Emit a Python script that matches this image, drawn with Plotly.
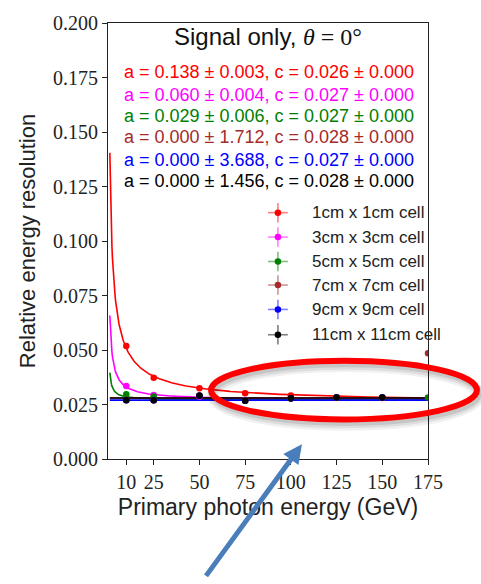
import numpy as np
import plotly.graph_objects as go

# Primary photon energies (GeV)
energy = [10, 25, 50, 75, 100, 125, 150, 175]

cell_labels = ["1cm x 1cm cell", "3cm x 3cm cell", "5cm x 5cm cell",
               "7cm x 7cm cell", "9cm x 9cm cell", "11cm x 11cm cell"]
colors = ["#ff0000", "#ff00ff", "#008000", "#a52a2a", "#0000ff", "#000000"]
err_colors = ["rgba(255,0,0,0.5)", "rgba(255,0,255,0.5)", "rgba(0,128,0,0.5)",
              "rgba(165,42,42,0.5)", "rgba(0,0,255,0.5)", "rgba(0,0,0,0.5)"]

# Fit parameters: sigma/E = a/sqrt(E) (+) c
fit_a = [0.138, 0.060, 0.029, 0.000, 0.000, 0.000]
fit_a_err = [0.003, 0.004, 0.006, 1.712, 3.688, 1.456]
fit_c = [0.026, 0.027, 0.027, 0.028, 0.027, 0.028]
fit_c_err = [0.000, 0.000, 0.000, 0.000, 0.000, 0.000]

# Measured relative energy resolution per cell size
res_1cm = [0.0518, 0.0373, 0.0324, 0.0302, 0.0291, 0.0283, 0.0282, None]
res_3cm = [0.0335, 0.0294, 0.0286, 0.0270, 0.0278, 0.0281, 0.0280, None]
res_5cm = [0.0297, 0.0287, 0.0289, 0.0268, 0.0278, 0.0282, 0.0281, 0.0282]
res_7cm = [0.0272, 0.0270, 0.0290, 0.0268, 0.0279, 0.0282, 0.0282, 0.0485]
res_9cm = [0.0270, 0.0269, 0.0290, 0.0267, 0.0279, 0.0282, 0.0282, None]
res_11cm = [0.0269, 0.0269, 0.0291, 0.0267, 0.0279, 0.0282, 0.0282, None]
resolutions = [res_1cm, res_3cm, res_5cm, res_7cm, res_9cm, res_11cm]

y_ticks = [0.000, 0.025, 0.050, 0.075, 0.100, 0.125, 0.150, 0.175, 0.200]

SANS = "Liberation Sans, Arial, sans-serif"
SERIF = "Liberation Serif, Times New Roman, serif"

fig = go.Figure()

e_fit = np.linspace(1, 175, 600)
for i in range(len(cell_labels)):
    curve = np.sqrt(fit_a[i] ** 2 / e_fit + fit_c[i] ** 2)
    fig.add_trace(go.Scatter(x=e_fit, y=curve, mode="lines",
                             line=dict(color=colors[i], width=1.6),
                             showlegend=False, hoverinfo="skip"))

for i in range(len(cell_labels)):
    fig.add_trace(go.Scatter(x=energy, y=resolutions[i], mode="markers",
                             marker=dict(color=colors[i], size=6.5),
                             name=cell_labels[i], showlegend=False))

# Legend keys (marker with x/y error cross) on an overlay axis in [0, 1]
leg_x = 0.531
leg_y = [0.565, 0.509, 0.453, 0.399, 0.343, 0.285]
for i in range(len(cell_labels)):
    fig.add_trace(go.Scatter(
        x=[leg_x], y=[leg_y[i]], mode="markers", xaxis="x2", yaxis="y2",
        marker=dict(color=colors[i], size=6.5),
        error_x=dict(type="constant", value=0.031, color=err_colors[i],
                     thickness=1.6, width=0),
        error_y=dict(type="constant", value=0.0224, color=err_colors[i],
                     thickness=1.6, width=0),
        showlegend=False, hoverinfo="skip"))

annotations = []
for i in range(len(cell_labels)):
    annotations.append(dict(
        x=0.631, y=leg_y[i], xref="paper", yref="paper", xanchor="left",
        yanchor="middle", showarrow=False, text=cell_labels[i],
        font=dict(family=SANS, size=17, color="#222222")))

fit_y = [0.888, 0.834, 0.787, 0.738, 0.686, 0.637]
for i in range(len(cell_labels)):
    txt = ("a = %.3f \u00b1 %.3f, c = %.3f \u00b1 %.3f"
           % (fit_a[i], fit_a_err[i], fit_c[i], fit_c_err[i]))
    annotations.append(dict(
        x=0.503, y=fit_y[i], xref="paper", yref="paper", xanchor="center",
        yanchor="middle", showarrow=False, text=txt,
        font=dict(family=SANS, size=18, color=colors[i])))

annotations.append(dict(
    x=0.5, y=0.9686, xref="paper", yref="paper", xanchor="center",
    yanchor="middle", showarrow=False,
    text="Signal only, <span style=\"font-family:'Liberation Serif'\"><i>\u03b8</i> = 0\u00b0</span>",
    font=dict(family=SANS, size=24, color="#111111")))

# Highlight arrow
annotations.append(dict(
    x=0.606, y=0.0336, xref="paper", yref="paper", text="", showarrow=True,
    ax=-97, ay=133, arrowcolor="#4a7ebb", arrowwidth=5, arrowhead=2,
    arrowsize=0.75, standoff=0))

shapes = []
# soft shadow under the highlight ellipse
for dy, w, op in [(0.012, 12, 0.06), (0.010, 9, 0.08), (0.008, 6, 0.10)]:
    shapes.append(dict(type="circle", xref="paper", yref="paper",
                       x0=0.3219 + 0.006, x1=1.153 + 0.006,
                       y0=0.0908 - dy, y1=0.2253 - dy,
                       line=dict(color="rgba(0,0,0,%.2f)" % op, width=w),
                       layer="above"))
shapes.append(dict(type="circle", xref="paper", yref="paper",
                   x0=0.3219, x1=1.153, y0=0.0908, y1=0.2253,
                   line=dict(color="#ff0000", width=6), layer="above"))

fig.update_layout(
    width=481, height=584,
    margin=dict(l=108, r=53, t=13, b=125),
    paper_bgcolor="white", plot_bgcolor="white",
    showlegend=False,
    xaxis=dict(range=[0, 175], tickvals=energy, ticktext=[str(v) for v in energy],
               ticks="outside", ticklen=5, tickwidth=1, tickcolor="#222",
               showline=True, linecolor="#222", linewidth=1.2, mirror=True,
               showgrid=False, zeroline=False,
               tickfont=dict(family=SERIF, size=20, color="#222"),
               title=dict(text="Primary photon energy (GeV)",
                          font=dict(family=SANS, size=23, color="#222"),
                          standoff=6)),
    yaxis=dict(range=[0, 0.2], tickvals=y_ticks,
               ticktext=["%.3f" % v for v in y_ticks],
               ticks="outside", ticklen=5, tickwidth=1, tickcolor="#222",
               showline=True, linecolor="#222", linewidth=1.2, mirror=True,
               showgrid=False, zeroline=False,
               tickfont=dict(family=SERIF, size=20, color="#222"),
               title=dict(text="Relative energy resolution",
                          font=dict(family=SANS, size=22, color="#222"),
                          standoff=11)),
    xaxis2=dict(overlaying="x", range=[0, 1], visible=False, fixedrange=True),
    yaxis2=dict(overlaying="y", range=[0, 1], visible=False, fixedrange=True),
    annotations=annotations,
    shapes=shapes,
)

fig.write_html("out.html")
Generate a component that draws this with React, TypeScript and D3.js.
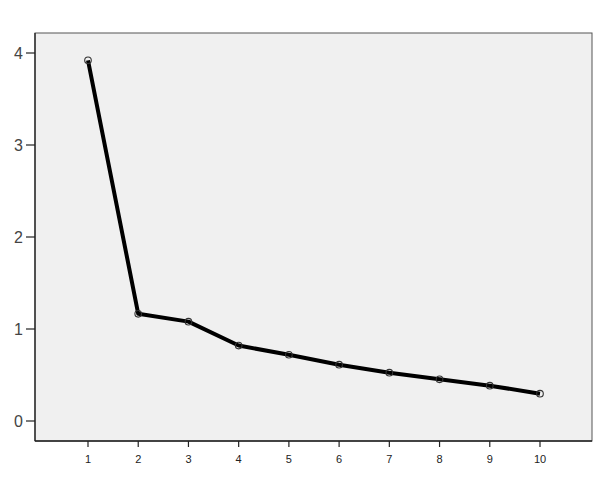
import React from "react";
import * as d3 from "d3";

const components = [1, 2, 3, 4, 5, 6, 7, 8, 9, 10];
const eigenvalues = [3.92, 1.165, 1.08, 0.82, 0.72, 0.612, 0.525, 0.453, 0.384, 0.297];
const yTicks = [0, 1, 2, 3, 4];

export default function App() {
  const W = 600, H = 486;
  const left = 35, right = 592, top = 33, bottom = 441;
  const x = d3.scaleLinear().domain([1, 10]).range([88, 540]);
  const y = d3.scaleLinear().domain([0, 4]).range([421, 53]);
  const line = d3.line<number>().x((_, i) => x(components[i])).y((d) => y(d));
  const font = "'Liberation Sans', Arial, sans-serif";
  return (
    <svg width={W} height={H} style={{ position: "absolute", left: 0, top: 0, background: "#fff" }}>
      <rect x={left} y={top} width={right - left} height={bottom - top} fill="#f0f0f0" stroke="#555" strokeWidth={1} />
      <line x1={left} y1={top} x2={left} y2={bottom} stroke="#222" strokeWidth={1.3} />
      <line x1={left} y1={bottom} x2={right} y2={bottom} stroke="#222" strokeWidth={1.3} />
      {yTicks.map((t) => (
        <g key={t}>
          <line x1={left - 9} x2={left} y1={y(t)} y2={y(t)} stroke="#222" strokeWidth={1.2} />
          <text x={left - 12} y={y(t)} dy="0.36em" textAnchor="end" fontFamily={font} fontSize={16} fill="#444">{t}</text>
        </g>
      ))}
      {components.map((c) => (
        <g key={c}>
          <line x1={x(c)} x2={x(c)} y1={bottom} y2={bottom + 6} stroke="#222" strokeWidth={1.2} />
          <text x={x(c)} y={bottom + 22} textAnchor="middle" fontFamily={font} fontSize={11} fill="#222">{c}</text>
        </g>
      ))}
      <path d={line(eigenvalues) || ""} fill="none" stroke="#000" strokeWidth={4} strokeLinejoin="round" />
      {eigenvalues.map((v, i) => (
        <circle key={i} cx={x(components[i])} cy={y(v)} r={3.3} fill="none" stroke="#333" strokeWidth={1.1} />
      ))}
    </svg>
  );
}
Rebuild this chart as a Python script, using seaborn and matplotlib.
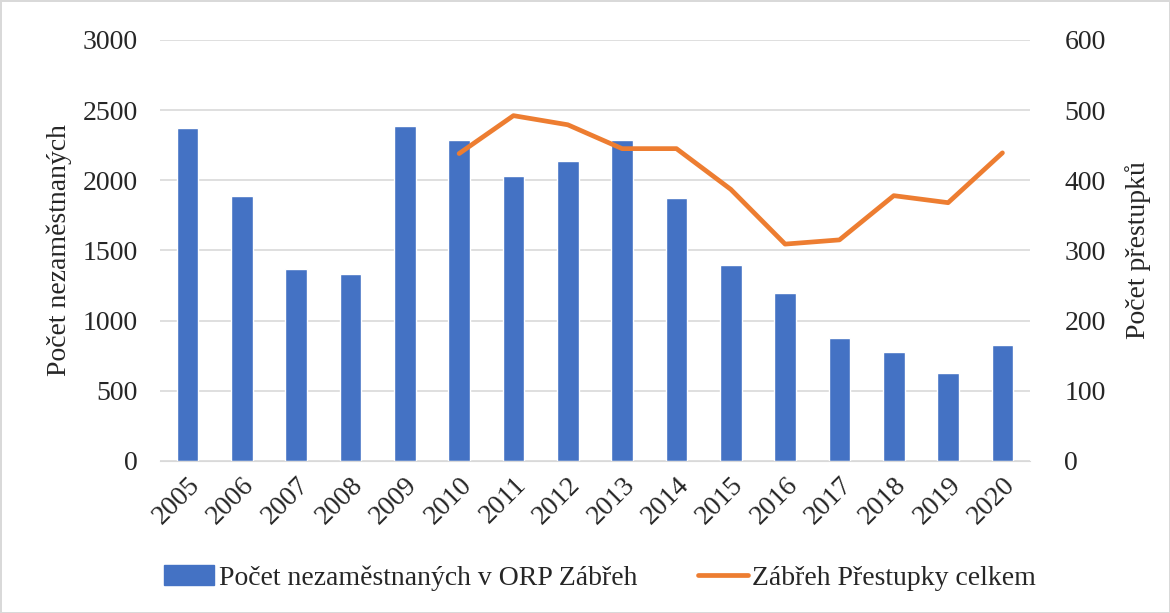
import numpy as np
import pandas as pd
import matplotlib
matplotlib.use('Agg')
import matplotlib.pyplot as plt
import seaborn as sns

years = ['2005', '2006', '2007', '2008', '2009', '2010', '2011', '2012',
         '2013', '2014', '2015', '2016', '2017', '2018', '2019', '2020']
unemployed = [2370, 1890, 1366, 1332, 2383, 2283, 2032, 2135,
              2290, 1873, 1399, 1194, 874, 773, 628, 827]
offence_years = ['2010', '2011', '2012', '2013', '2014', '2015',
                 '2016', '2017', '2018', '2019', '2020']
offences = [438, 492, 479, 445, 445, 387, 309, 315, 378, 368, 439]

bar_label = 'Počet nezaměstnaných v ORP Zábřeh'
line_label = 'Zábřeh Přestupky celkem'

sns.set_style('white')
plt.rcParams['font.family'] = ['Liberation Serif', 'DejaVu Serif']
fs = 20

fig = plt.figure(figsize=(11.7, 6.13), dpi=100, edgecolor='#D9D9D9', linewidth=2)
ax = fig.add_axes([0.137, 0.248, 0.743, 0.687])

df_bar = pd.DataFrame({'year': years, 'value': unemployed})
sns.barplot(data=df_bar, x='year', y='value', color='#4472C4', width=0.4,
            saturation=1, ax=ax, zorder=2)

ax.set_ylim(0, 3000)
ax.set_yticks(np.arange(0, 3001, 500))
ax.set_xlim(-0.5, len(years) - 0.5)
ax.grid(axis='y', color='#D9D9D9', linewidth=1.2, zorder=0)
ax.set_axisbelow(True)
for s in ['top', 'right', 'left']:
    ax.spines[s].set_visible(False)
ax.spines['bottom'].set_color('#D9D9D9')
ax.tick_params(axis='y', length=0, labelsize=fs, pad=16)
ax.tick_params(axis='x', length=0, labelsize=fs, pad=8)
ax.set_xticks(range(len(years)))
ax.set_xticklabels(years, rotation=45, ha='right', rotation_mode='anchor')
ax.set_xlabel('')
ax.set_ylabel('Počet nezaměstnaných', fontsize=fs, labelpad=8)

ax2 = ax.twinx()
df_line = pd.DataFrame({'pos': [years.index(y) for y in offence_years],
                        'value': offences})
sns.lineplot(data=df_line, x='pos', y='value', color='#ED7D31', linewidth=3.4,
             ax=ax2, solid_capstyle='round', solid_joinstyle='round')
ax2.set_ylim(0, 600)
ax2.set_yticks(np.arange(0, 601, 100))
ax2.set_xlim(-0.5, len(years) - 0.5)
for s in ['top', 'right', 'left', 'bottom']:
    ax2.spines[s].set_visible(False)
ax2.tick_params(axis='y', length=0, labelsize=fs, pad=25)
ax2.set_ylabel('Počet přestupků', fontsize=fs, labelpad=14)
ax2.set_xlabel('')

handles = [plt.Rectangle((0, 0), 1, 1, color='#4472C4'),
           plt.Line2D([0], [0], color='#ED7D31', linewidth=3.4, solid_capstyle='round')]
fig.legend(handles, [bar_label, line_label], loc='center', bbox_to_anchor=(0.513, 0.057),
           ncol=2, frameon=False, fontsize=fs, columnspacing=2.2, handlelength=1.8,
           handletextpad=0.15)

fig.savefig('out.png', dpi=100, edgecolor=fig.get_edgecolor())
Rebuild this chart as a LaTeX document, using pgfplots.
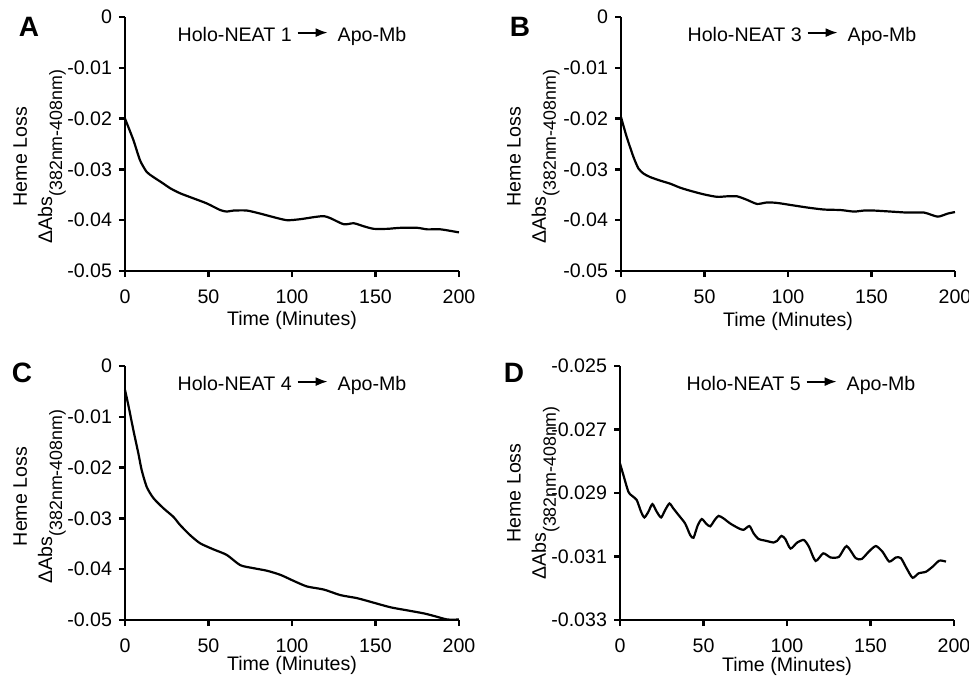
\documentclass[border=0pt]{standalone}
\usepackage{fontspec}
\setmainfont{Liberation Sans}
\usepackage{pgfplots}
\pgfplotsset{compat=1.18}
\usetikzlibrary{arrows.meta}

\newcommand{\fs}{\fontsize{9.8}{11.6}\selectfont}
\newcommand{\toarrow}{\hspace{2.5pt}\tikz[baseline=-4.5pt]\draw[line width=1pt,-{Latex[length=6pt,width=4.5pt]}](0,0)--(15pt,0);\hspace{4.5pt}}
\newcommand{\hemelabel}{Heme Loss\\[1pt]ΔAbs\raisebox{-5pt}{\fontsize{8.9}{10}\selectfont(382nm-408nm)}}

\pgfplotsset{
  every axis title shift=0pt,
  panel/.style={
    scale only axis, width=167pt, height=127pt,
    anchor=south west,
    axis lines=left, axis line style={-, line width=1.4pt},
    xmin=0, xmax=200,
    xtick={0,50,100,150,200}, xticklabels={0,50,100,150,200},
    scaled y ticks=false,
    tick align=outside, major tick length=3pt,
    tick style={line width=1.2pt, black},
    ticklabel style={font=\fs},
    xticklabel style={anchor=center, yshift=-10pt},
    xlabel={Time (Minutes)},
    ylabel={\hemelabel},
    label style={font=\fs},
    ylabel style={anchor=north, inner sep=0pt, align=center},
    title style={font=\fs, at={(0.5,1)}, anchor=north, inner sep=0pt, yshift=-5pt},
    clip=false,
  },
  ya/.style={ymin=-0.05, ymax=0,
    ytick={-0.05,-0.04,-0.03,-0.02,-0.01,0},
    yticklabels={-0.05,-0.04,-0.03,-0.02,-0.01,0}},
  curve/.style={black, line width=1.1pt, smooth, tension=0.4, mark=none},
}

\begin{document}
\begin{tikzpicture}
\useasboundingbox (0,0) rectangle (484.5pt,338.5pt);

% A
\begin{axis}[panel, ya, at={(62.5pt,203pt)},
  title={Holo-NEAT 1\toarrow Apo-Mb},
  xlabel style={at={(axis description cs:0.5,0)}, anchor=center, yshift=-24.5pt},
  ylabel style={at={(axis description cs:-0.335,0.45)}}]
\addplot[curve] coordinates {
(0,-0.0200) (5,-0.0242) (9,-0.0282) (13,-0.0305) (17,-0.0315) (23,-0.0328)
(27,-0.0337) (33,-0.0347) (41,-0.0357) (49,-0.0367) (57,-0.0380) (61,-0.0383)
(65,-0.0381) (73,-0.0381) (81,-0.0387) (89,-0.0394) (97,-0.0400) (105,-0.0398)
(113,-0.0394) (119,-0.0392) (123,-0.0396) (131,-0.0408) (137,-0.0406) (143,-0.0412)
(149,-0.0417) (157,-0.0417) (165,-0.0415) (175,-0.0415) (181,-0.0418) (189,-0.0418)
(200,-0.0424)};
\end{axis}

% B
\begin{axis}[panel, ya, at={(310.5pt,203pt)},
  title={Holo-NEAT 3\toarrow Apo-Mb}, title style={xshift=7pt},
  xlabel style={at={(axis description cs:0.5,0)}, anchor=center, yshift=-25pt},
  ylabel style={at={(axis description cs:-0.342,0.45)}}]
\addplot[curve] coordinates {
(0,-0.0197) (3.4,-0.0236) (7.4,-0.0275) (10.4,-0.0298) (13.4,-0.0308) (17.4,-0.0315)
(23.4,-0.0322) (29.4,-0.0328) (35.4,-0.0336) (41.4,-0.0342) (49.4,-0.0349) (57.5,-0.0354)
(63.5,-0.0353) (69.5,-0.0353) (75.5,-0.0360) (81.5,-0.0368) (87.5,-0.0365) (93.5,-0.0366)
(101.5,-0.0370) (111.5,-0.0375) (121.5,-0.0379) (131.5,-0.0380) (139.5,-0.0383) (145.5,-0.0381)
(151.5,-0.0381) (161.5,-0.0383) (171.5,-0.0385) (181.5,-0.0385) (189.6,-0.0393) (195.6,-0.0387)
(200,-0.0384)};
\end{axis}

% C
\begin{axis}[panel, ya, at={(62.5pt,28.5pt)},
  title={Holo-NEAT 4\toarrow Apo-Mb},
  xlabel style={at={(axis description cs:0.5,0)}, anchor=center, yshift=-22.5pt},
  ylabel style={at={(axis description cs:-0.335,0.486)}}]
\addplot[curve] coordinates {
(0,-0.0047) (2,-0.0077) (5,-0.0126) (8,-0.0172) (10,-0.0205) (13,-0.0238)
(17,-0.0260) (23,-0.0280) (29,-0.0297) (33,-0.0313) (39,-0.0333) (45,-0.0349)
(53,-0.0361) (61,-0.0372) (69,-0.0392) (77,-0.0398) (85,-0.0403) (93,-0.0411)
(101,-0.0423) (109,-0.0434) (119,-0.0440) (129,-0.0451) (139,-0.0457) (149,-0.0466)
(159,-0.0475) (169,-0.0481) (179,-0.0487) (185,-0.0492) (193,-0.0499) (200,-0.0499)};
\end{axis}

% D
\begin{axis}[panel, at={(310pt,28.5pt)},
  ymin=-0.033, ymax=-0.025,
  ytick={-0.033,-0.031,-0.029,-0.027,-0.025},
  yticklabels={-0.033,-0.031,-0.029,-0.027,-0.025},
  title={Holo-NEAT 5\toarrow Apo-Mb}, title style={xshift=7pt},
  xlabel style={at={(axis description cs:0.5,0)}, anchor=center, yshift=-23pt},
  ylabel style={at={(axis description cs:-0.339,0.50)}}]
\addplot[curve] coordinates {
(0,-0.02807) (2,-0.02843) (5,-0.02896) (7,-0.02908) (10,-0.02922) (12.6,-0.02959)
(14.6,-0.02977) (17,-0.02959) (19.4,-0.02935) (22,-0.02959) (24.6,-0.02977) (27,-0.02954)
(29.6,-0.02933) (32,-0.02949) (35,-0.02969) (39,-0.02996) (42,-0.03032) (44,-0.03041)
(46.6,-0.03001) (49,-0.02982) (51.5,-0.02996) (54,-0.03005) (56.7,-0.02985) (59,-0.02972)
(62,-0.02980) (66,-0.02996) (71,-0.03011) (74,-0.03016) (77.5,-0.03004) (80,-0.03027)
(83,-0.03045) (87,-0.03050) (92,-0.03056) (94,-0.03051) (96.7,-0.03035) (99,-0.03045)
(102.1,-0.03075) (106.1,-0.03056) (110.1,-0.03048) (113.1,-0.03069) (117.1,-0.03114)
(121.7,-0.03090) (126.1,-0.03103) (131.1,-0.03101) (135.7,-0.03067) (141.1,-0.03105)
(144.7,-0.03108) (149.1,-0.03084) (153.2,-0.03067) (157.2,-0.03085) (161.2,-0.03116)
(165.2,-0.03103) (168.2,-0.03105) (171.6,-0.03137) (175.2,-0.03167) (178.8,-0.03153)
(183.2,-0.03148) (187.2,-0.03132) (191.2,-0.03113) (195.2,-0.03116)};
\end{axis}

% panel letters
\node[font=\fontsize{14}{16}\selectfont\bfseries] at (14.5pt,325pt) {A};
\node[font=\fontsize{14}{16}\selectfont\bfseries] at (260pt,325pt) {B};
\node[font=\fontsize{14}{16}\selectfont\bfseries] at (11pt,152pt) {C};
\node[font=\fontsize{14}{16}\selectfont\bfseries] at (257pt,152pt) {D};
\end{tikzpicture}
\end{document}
··········
To do:
Only lines belong in the copy: transcribe those from the start of the data through the line that contains "energy = [10, 25, 50, 75, 100, 125, 150, 175]", and skip the pictures.

Exercise response:
Emit a Python script that matches this image, drawn with Plotly.
import numpy as np
import plotly.graph_objects as go

# Primary photon energies (GeV)
energy = [10, 25, 50, 75, 100, 125, 150, 175]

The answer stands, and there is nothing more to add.